Take the case of the Apostle Paul. He could write to the Corinthian believers, “I will very gladly spend and be spent for you” (2 Cor. 12:15). Here is a wonderful instance of this matter. He was prepared to expend vital and spiritual energy if only he could be a help to them.

We may well challenge ourselves whether we live or merely exist; whether we are living to ourselves, or living for God and for others; living strenuously, for living is burning.

What a living was the Apostle Paul’s! He could say, “Yea, and if I be offered upon the sacrifice and service of your faith, I joy, and rejoice with you all” (Phi1. 2:17). He was not a candle wrapped up in tissue paper, and placed on a shelf, but a candle burning, shedding light till it guttered down in its socket. That life has influenced every Christian that ever existed. What a life! Living is burning!
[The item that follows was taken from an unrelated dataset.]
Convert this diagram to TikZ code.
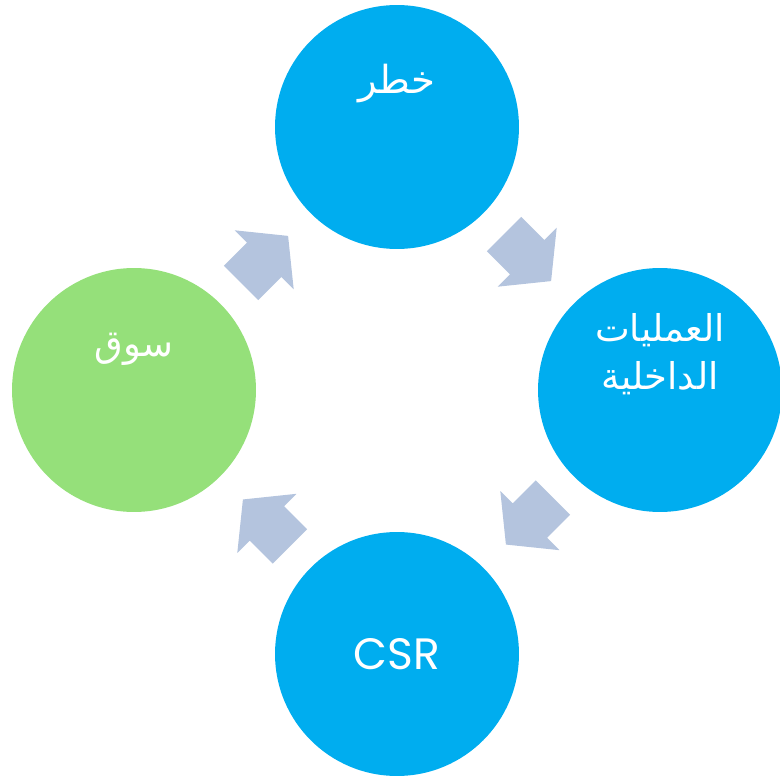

Of course the great example of all is that of our Lord Jesus Christ. What did He not accomplish during that wonderful three and a half years of strenuous service, ending up with the tragedy of the cross; streams of life flowing from that wounded side, every pulsation of divine life for the believer gained by His wonderful poured-out life on the cross! So we read, “Christ loved the Church, and gave HIMSELF for it” (Eph. 5:25). He could not give more.

With such an example before us, we may well ask, Do we live or do we merely exist? What need on every hand! Our villages are fast becoming pagan, and the population of pagan lands increasing faster than the increase of converts at the mission stations. Cinemas are crowded. Churches are empty. Men “are lovers of pleasure more than lovers of God” (2 Tim. 3:4). May God wake us up from the self-complacency that marks us too much and too often.